I am reading Dummit and Foote Ch 13 on Field Theory.

On page 515-516 D&F give a series of basic examples on field extensions - see attachment.

The start to Example (4) reads as follows: (see attachment)

(4) Let $\displaystyle F = \mathbb{Q} $ and $\displaystyle p(x) = x^3 - 2 $, irreducible by Eisenstein. (by Eisenstein???)

Denoting a root of p(x) by $\displaystyle \theta $ we obtain the field

$\displaystyle \mathbb{Q}[x]/(x^3 -2) \cong {a + b \theta + c {\theta}^2 | a,b,c \in \mathbb{Q} $

with $\displaystyle {\theta}^3 = 2$ , an extension of degree 3.

To find the inverse of, say, $\displaystyle 1 + \theta $ in this field, we can proceed as follows:

By the Euclidean Algorithm in $\displaystyle \mathbb{Q}[x] $ there are polynomials a(x) and b(x) with

$\displaystyle a(x)(1 + x) + b(x)(x^3 - 2) = 1 $

... ... etc etc

-----------------------------------------------------------------------------------------

My problem is this:

How do D&F get the equation $\displaystyle a(x)(1 + x) + b(x)(x^3 - 2) = 1 $?

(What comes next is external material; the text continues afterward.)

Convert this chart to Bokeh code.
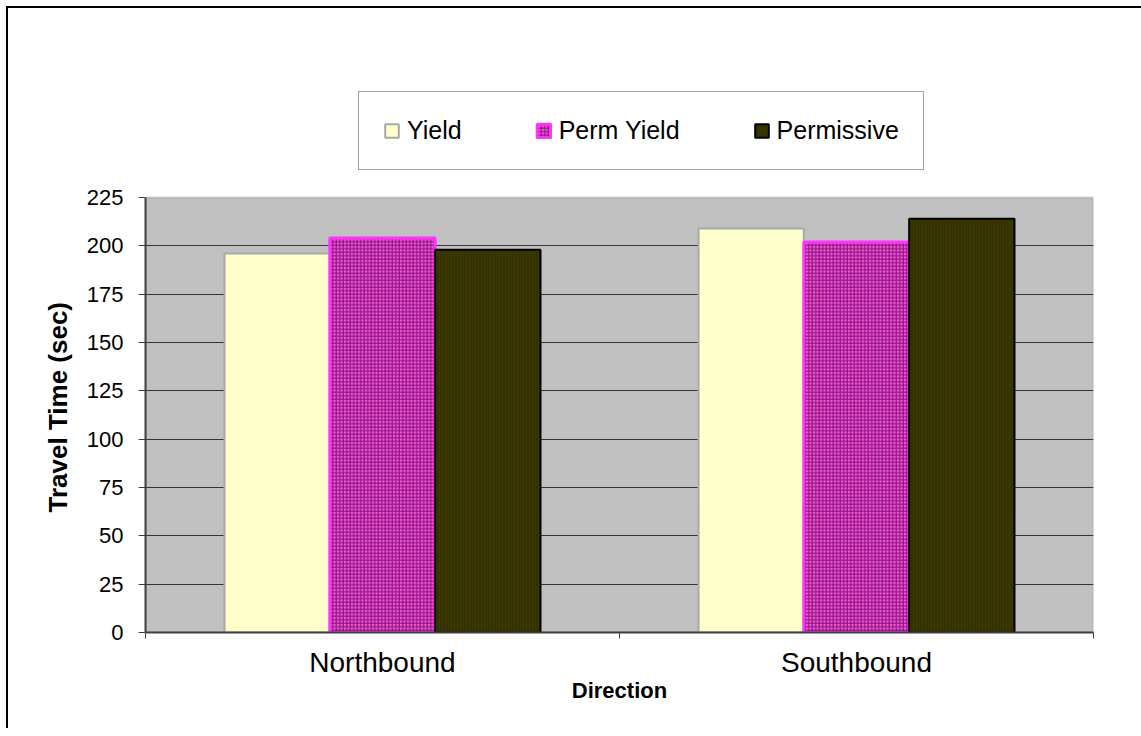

It looks a bit like they are implying that there is a GCD of 1 between (1 + x) and $\displaystyle (x^3 - 2) $ and then use Theorem 4 on page 275 (see attached) relating the Euclidean Algorithm and the GCD of two elements of a Euclidean Domain, but I am not sure and further, not sure why the GCD is 1 anyway.

Can someone please clarify the above for me?